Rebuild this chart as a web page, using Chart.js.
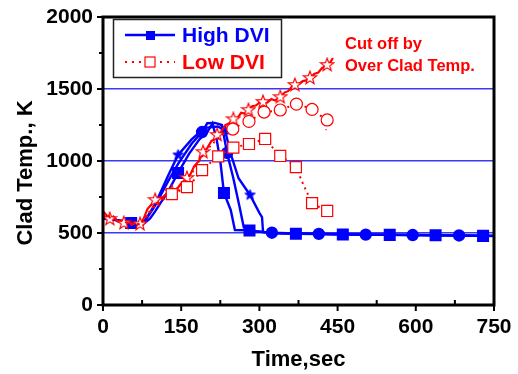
<!DOCTYPE html>
<html><head><meta charset="utf-8">
<script src="https://cdn.jsdelivr.net/npm/chart.js@4"></script>
<style>html,body{margin:0;padding:0;background:#fff}#wrap{width:518px;height:374px}</style>
</head><body><div id="wrap"><canvas id="c" width="518" height="374"></canvas></div>
<script>
// ---- data ----
const xTicks = [0,150,300,450,600,750];
const yTicks = [0,500,1000,1500,2000];

const hiSqT = [0,25,54,75,90,100,125,144,165,185,200,210,218,225,232,245,253,281,324,370,414,460,504,550,594,638,683,729,750];
const hiSqV = [600,590,570,555,600,650,790,917,1050,1150,1200,1262,1150,1000,778,660,521,518,500,495,492,490,488,487,485,484,482,480,480];
const hiSqMarks = [54,144,232,281,370,460,550,638,729];

const hiCiT = [0,25,54,75,100,125,144,170,190,200,215,228,238,250,262,270,280,324,370,414,460,504,550,594,638,683,729,750];
const hiCiV = [610,590,572,555,690,860,980,1120,1201,1262,1265,1250,1056,880,680,540,515,502,497,494,491,489,487,486,484,483,481,480];
const hiCiMarks = [190,238,324,414,504,594,683];

const hiStT = [0,25,54,75,100,125,144,170,195,220,234,245,260,282,300,305,307,324,370,460,550,638,729,750];
const hiStV = [600,590,570,555,700,900,1042,1150,1230,1240,1215,1050,880,764,640,611,507,500,496,491,488,485,481,479];
const hiStMarks = [144,234,282];

const loStT = [0,5,13,20,28,40,48,55,62,71,78,85,92,100,108,115,124,132,140,150,161,168,175,184,192,200,208,214,219,226,235,242,250,258,265,272,279,286,293,300,307,315,323,330,340,348,355,362,368,376,383,390,397,405,413,420,430,436,441];
const loStV = [652,630,597,615,580,569,582,558,570,562,600,665,695,729,745,750,778,785,795,845,882,910,965,1000,1062,1090,1140,1150,1181,1200,1250,1262,1290,1300,1335,1330,1354,1380,1385,1405,1410,1405,1430,1420,1444,1475,1485,1515,1528,1535,1555,1560,1576,1605,1615,1645,1667,1685,1715];
const loStMarks = [13,40,71,100,132,161,192,219,250,279,307,340,368,397,430];

const loCiT = [0,15,30,45,60,72,85,100,115,130,145,160,175,190,205,219,234,249,265,280,295,309,325,340,355,371,386,401,415,430,428];
const loCiV = [640,610,590,572,565,560,630,700,740,775,820,870,940,1030,1100,1150,1200,1222,1255,1275,1310,1340,1345,1354,1375,1395,1380,1358,1320,1285,1215];
const loCiMarks = [249,280,309,340,371,401,430];

const loSqT = [0,15,30,45,60,72,85,100,115,132,145,161,175,190,205,221,235,250,265,280,295,311,325,340,355,370,385,401,415,430];
const loSqV = [620,605,590,575,560,560,620,690,730,770,790,819,870,937,985,1032,1065,1093,1105,1118,1135,1153,1095,1035,1000,958,830,708,680,653];
const loSqMarks = [132,161,190,221,250,280,311,340,370,401,430];

const legendLabels = ['High DVI','Low DVI'];
const noteLines = ['Cut off by','Over Clad Temp.'];
const xTitle = 'Time,sec';
const yTitle = 'Clad Temp., K';

// ---- helpers ----
const pts = (t,v) => t.map((x,i)=>({x, y:v[i]}));
function starImg(size, stroke, fill, lw){
  const c=document.createElement('canvas'); c.width=c.height=size;
  const g=c.getContext('2d'); const cx=size/2, R=size/2-lw, r=R*0.42;
  g.beginPath();
  for(let i=0;i<10;i++){const a=-Math.PI/2+i*Math.PI/5; const rr=i%2?r:R; g.lineTo(cx+rr*Math.cos(a), cx+rr*Math.sin(a));}
  g.closePath(); g.fillStyle=fill; g.fill(); g.lineWidth=lw; g.strokeStyle=stroke; g.stroke(); return c;
}
const BLUE='#0000ff', RED='#ff0000';
const redStar = starImg(16, RED, '#fff', 1.2);
const blueStar = starImg(13, BLUE, BLUE, 1);
const markR = (marks, r) => ctx => (ctx.raw && marks.includes(ctx.raw.x)) ? r : 0;
const FONT = 'Liberation Sans, Arial, Helvetica, sans-serif';

function ds(t,v,marks,color,style,r,opts){
  return Object.assign({data:pts(t,v), showLine:true, borderColor:color, backgroundColor:color,
    pointBorderColor:color, pointBackgroundColor:color, pointStyle:style, pointRadius:markR(marks,r),
    pointHoverRadius:markR(marks,r), borderWidth:2.2, tension:0}, opts||{});
}

const datasets = [
  ds(loSqT,loSqV,loSqMarks,RED,'rect',7.8,{borderDash:[2,4],borderWidth:2,pointBackgroundColor:'#fff',pointBorderWidth:1.2}),
  ds(loCiT,loCiV,loCiMarks,RED,'circle',6,{borderDash:[2,4],borderWidth:2,pointBackgroundColor:'#fff',pointBorderWidth:1.2}),
  ds(loStT,loStV,loStMarks,RED,redStar,7,{borderWidth:2.2}),
  ds(hiCiT,hiCiV,hiCiMarks,BLUE,'circle',5,{borderWidth:2.4}),
  ds(hiStT,hiStV,hiStMarks,BLUE,blueStar,6,{borderWidth:2.4}),
  ds(hiSqT,hiSqV,hiSqMarks,BLUE,'rect',6.8,{borderWidth:2.4}),
];

const deco = {
  id:'deco',
  afterDraw(chart){
    const g=chart.ctx, a=chart.chartArea, xs=chart.scales.x, ys=chart.scales.y;
    g.save();
    // frame
    g.strokeStyle='#000'; g.lineWidth=3;
    g.strokeRect(a.left, a.top, a.right-a.left, a.bottom-a.top);
    // ticks
    g.lineWidth=2;
    g.beginPath();
    for(let v=0; v<=2000; v+=250){ const y=ys.getPixelForValue(v); const len = v%500===0?6:4; g.moveTo(a.left-len,y); g.lineTo(a.left,y); }
    for(let v=0; v<=750; v+=75){ const x=xs.getPixelForValue(v); if(v%150===0){g.moveTo(x,a.bottom); g.lineTo(x,a.bottom+6);} else {g.moveTo(x,a.bottom); g.lineTo(x,a.bottom-5);} }
    g.stroke();
    // axis titles
    g.fillStyle='#000'; g.font='bold 22px '+FONT; g.textAlign='center'; g.textBaseline='middle';
    g.fillText(xTitle, (a.left+a.right)/2, 360);
    g.save(); g.translate(26, 173); g.rotate(-Math.PI/2); g.fillText(yTitle,0,0); g.restore();
    // legend
    g.lineWidth=1.5; g.strokeStyle='#222'; g.strokeRect(113.5,19.5,168,58);
    g.lineWidth=2.4; g.strokeStyle=BLUE; g.beginPath(); g.moveTo(125,35); g.lineTo(175,35); g.stroke();
    g.fillStyle=BLUE; g.fillRect(146,31,9,9);
    g.strokeStyle=RED; g.lineWidth=2; g.setLineDash([2,5]); g.beginPath(); g.moveTo(125,62); g.lineTo(175,62); g.stroke(); g.setLineDash([]);
    g.fillStyle='#fff'; g.fillRect(145,57,10,10); g.lineWidth=1.2; g.strokeRect(145,57,10,10);
    g.font='bold 21px '+FONT; g.textAlign='left';
    g.fillStyle=BLUE; g.fillText(legendLabels[0], 182, 36);
    g.fillStyle=RED; g.fillText(legendLabels[1], 182, 63);
    // note
    g.font='bold 16.5px '+FONT; g.fillStyle=RED;
    g.fillText(noteLines[0], 345, 44); g.fillText(noteLines[1], 345, 66);
    g.restore();
  }
};

new Chart(document.getElementById('c'), {
  type:'scatter',
  data:{datasets},
  options:{
    responsive:false, animation:false, devicePixelRatio:1,
    layout:{padding:{top:17,right:24,left:0,bottom:0}},
    plugins:{legend:{display:false}, tooltip:{enabled:false}},
    scales:{
      x:{type:'linear', min:0, max:750, afterBuildTicks:s=>{s.ticks=xTicks.map(v=>({value:v}));},
        afterFit:s=>{s.height=69; s.paddingLeft=0; s.paddingRight=0;},
        grid:{display:false, drawTicks:false}, border:{display:false},
        ticks:{padding:10, color:'#000', font:{family:FONT, weight:'bold', size:21}, maxRotation:0, callback:v=>String(v)}},
      y:{type:'linear', min:0, max:2000, afterBuildTicks:s=>{s.ticks=yTicks.map(v=>({value:v}));},
        afterFit:s=>{s.width=103; s.paddingTop=0; s.paddingBottom=0;},
        grid:{drawTicks:false, lineWidth:1.5, color:c=> (c.tick && (c.tick.value===0||c.tick.value===2000))?'rgba(0,0,0,0)':'#3a3af0'},
        border:{display:false},
        ticks:{padding:10, color:'#000', font:{family:FONT, weight:'bold', size:21}, callback:v=>String(v)}}
    }
  },
  plugins:[deco]
});
</script></body></html>
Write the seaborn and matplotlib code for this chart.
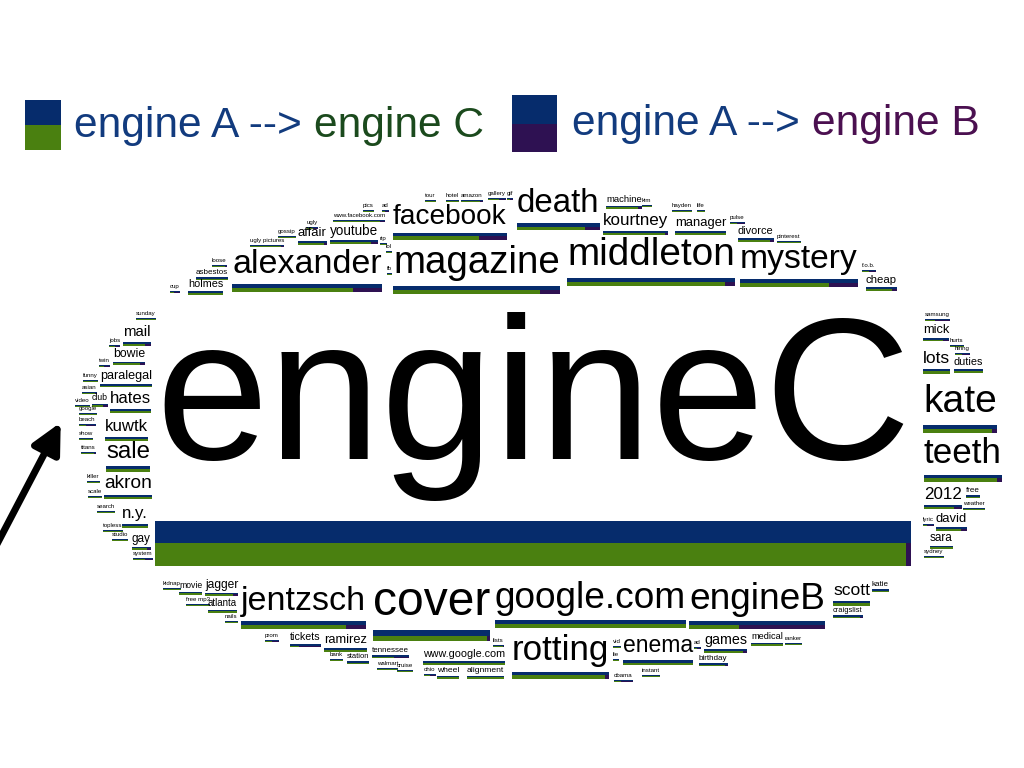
import matplotlib
matplotlib.use("Agg")
import matplotlib.pyplot as plt
import seaborn as sns

sns.set_theme(style="white")
plt.rcParams["font.family"] = ["Liberation Sans", "DejaVu Sans"]

# engine A (top half), engine C / engine B (bottom half)
navy, green, purple = sns.color_palette(["#062c6c", "#4a8010", "#2e1152"])

# words, font size (px em) and share of the bottom bar that goes to engine C
words = ["engineC", "magazine", "middleton", "alexander", "mystery", "death", "facebook",
         "kourtney", "manager", "youtube", "affair", "divorce", "machine", "cheap", "holmes", "asbestos",
         "mail", "bowie", "paralegal", "club", "hates", "kuwtk", "sale", "akron", "n.y.", "gay",
         "mick", "lots", "duties", "kate", "teeth", "2012", "free", "david", "sara",
         "jentzsch", "cover", "google.com", "engineB", "scott", "rotting", "enema", "games",
         "medical", "birthday", "ramirez", "tickets", "www.google.com", "tennessee", "alignment",
         "wheel", "station", "atlanta", "jagger", "movie", "katie", "craigslist"]
sizes = [203, 38.5, 38.8, 34, 33.7, 33, 28,
         17, 13, 13.5, 13, 11, 9.5, 11.4, 10.9, 8,
         15, 12.3, 12.6, 8.7, 16.8, 16.8, 24, 19.2, 16.9, 11.8,
         12.7, 17.4, 10.9, 39, 35, 17, 8, 13, 11.8,
         34, 48, 37, 37, 17.5, 35, 22.9, 14.3,
         9.3, 8, 12.9, 10.6, 10.8, 8, 8.5,
         8.5, 7.5, 9.7, 12, 8.6, 8, 7.5]
c_share = [0.993, 0.88, 0.94, 0.81, 0.76, 0.82, 0.76,
           0.95, 1.0, 0.85, 0.9, 0.9, 0.9, 0.85, 1.0, 1.0,
           0.8, 0.85, 1.0, 0.7, 1.0, 1.0, 1.0, 1.0, 1.0, 0.8,
           0.75, 1.0, 1.0, 0.93, 0.94, 0.8, 1.0, 0.8, 1.0,
           0.84, 0.97, 1.0, 0.37, 1.0, 0.95, 1.0, 0.9,
           1.0, 0.9, 1.0, 0.3, 1.0, 0.6, 1.0,
           1.0, 1.0, 1.0, 0.85, 1.0, 1.0, 0.9]
# cloud layout: left edge and text baseline in pixels
x_left = [155, 393, 567, 232, 740, 517, 393,
          603, 675, 330, 298, 738, 606, 866, 188, 196,
          123, 113, 100, 92, 110, 105, 106, 104, 122, 132,
          923, 923, 954, 923, 924, 924, 966, 936, 930,
          241, 373, 495, 689, 833, 512, 623, 704,
          751, 699, 324, 290, 423, 372, 467,
          437, 347, 208, 205, 179, 872, 833]
baseline = [459, 273, 265, 273, 268, 212, 224,
            225, 226, 235, 236, 234, 202, 283, 287, 274,
            336, 357, 379, 400, 403, 431, 458, 488, 518, 542,
            333, 363, 365, 412, 463, 499, 492, 522, 541,
            610, 615, 608, 609, 595, 660, 652, 644,
            639, 660, 643, 640, 657, 652, 672,
            672, 658, 606, 588, 588, 586, 612]

# the tiny words around the edge of the cloud
tiny_words = ["cup", "loose", "ugly pictures", "gossip", "ugly", "www.facebook.com", "pics", "ad", "rip",
              "lol", "fb", "tour", "hotel", "amazon", "gallery", "gif", "kim", "hayden", "life",
              "pulse", "pinterest", "f.o.b.",
              "sunday", "jobs", "twin", "funny", "asian", "video", "google", "beach", "show",
              "titans", "killer", "scale", "search", "topless", "studio", "system",
              "samsung", "hurts", "hiring", "weather", "lyric", "sydney",
              "kidnap", "free mp3", "nails", "prom", "lists", "bank", "walmart", "cruise", "ohio",
              "vid", "lie", "ad", "ranker", "obama", "instant"]
tiny_share = [0.4, 0.9, 0.9, 1.0, 0.5, 0.9, 1.0, 0.5, 1.0,
              0.9, 1.0, 1.0, 1.0, 0.9, 0.6, 0.5, 1.0, 1.0, 1.0,
              0.5, 1.0, 0.5,
              1.0, 0.5, 0.5, 1.0, 0.9, 1.0, 1.0, 0.4, 1.0,
              0.9, 1.0, 1.0, 1.0, 1.0, 1.0, 0.6,
              0.4, 1.0, 0.5, 1.0, 0.4, 1.0,
              1.0, 1.0, 1.0, 0.5, 0.9, 1.0, 1.0, 1.0, 0.5,
              1.0, 1.0, 0.5, 1.0, 0.4, 1.0]
tiny_x = [170, 212, 250, 278, 307, 333, 363, 382, 380,
          386, 387, 425, 446, 461, 488, 507, 642, 672, 697,
          730, 777, 862,
          136, 109, 99, 83, 82, 75, 79, 79, 79,
          81, 87, 88, 97, 103, 112, 133,
          925, 950, 955, 963, 923, 924,
          163, 186, 225, 265, 493, 330, 377, 397, 424,
          613, 613, 694, 785, 614, 642]
tiny_y = [288, 262, 242, 233, 224, 217, 207, 207, 240,
          248, 270, 197, 197, 197, 195, 195, 202, 207, 207,
          219, 238, 267,
          315, 342, 362, 377, 389, 402, 410, 421, 435,
          449, 478, 493, 508, 527, 536, 555,
          316, 342, 350, 505, 521, 553,
          585, 601, 618, 637, 642, 656, 665, 667, 671,
          643, 656, 644, 640, 677, 672]

all_words = words + tiny_words
all_sizes = sizes + [6.2] * len(tiny_words)
all_share = c_share + tiny_share
all_x = x_left + tiny_x
all_y = baseline + tiny_y

fig = plt.figure(figsize=(10.24, 7.68), dpi=100)
ax = fig.add_axes([0, 0, 1, 1])
ax.set_xlim(0, 1024)
ax.set_ylim(768, 0)
ax.axis("off")

texts = []
for w, s, x, y in zip(all_words, all_sizes, all_x, all_y):
    texts.append(ax.text(x, y, w, fontsize=s * 0.72, va="baseline", ha="left", color="black"))

fig.canvas.draw()
renderer = fig.canvas.get_renderer()

bar_l, bar_w, bar_top, bar_h = [], [], [], []
bot_c, bot_b = [], []
for t, s, x, y, sh in zip(texts, all_sizes, all_x, all_y, all_share):
    width = t.get_window_extent(renderer).width
    h = max(0.22 * s, 0.16 * s + 1.6)
    bar_l.append(x)
    bar_w.append(width)
    bar_top.append(y + 0.3 * s + 1)
    bar_h.append(h)
    bot_c.append(width * sh)
    bot_b.append(width * (1 - sh))

# full bar in navy, then the lower half split into engine C / engine B
ax.barh(bar_top, bar_w, left=bar_l, height=bar_h, color=navy, align="edge", linewidth=0)
low_y = [t + h / 2 for t, h in zip(bar_top, bar_h)]
low_h = [h / 2 for h in bar_h]
ax.barh(low_y, bot_c, left=bar_l, height=low_h, color=green, align="edge", linewidth=0)
ax.barh(low_y, bot_b, left=[l + c for l, c in zip(bar_l, bot_c)], height=low_h,
        color=purple, align="edge", linewidth=0)

# legend
ax.barh([100], [36], left=[25], height=50, color=navy, align="edge", linewidth=0)
ax.barh([125], [36], left=[25], height=25, color=green, align="edge", linewidth=0)
ax.barh([95], [45], left=[512], height=57, color=navy, align="edge", linewidth=0)
ax.barh([124], [45], left=[512], height=28, color=purple, align="edge", linewidth=0)

leg_size = 42.5 * 0.72
t1 = ax.text(74, 137, "engine A --> ", fontsize=leg_size, color="#123b7e", va="baseline")
t2 = ax.text(572, 135, "engine A --> ", fontsize=leg_size, color="#123b7e", va="baseline")
fig.canvas.draw()
w1 = t1.get_window_extent(renderer).width
w2 = t2.get_window_extent(renderer).width
ax.text(74 + w1, 137, "engine C", fontsize=leg_size, color="#1b4a1d", va="baseline")
ax.text(572 + w2, 135, "engine B", fontsize=leg_size, color="#4b1050", va="baseline")

# arrow pointing at the cloud
ax.annotate("", xy=(62, 420), xytext=(-5, 548),
            arrowprops=dict(arrowstyle="-|>", color="black", lw=5, mutation_scale=45))

fig.savefig("out.png", dpi=100)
-------
# What is being asked:
Copy out each line of the records where the string "matplotlib" appears.

# Full response:
Write the seaborn and matplotlib code for this chart.
import matplotlib
matplotlib.use("Agg")
import matplotlib.pyplot as plt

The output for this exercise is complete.